In a bold move that has captured attention globally, Austrian Chancellor Karl Nehammer proposes enshrining the right to use cash into his country’s constitution. This political maneuver is far from simply pandering to a populace fond of tangible money. Instead, it’s a bold act of defiance against the leftist globalist agenda that yearns to control populations by promoting a cashless society.
Chancellor Nehammer notes that “more and more people are concerned that cash could be restricted as a means of payment in Austria.” Indeed, this echoes concerns across Europe, where a war on cash is raging, driven by the political ideologies synonymous with European Union (EU) and globalist initiatives.

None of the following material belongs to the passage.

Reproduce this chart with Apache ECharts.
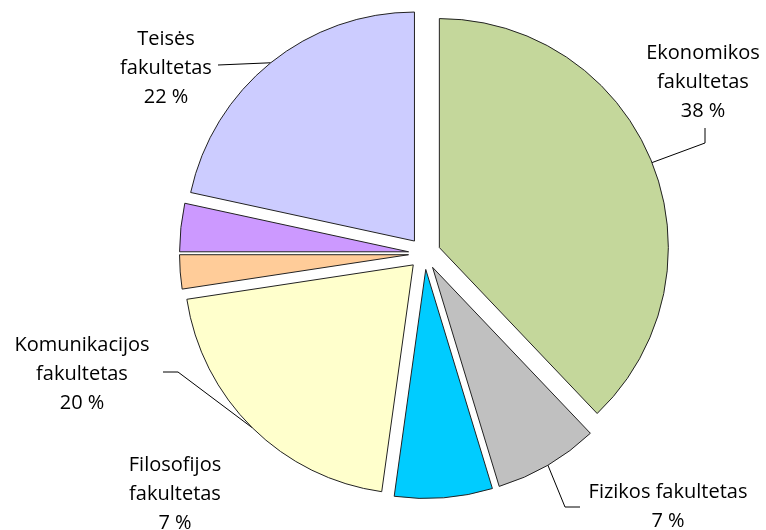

Yet, Nehammer holds firm in the face of these pressures, advocating that everyone can decide how they wish to pay, whether by card, transfer, a potential digital euro or cash. “This freedom to choose must and will remain,” he stated, underlining a conservative belief in the power of individual choice and personal liberties.
Cash remains more popular in Austria than in many other places. Chancellor Karl Nehammera wants to enshrine the "right to cash" in his country's constitution. https://t.co/wuMKRXSxGJ
— The Associated Press (@AP) August 4, 2023
Critics would argue that the preference for cash is a far-right stance, a point of view compliantly echoed by mainstream corporate media. They also hint at opportunism on Nehammer’s part, accusing him of trying to secure his political survival. Philip Kucher, head of Austria’s parliamentary group, dismissed the chancellor’s action as “pure populism.”
But such dismissals overlook vital facts. Digital payments and electronic methods may be rising in popularity across Europe, but Austria and neighboring Germany still hold a significant attachment to cash. The Austrian government reports that about 47 billion euros per year are withdrawn from ATMs in the country.
Moreover, this move can be seen as a defense against a growing, disturbing trend in Europe, where cash is increasingly viewed as a hindrance to conventional monetary policy. Several countries in the Eurozone have already implemented strict anti-cash measures. For instance, the French government has intensified monitoring of high-value withdrawals, while Italy has reverted to its former limit of 3,000 euros.
It’s important to note that in the post-9/11 world, restrictions on cash have escalated, often under the pretext of fighting crime and protecting the environment. However, these restrictions undeniably impact individuals’ ability to use cash, infringing on their financial liberties.
This situation raises a question. Why are these leftist entities so eager to see cash disappear? The answer lies in control. Eliminating cash limits the public’s ability to bypass digital platforms where every transaction can be monitored, tracked and ultimately, controlled. A cashless society hands over an alarming amount of power and oversight to governmental entities.
Nehammer’s proposal to safeguard the right to use cash serves as a reminder that monetary freedom is a cornerstone of personal liberty. It is a resistance against an increasingly intrusive globalist agenda that seeks to redefine and control the basic methods of financial exchange.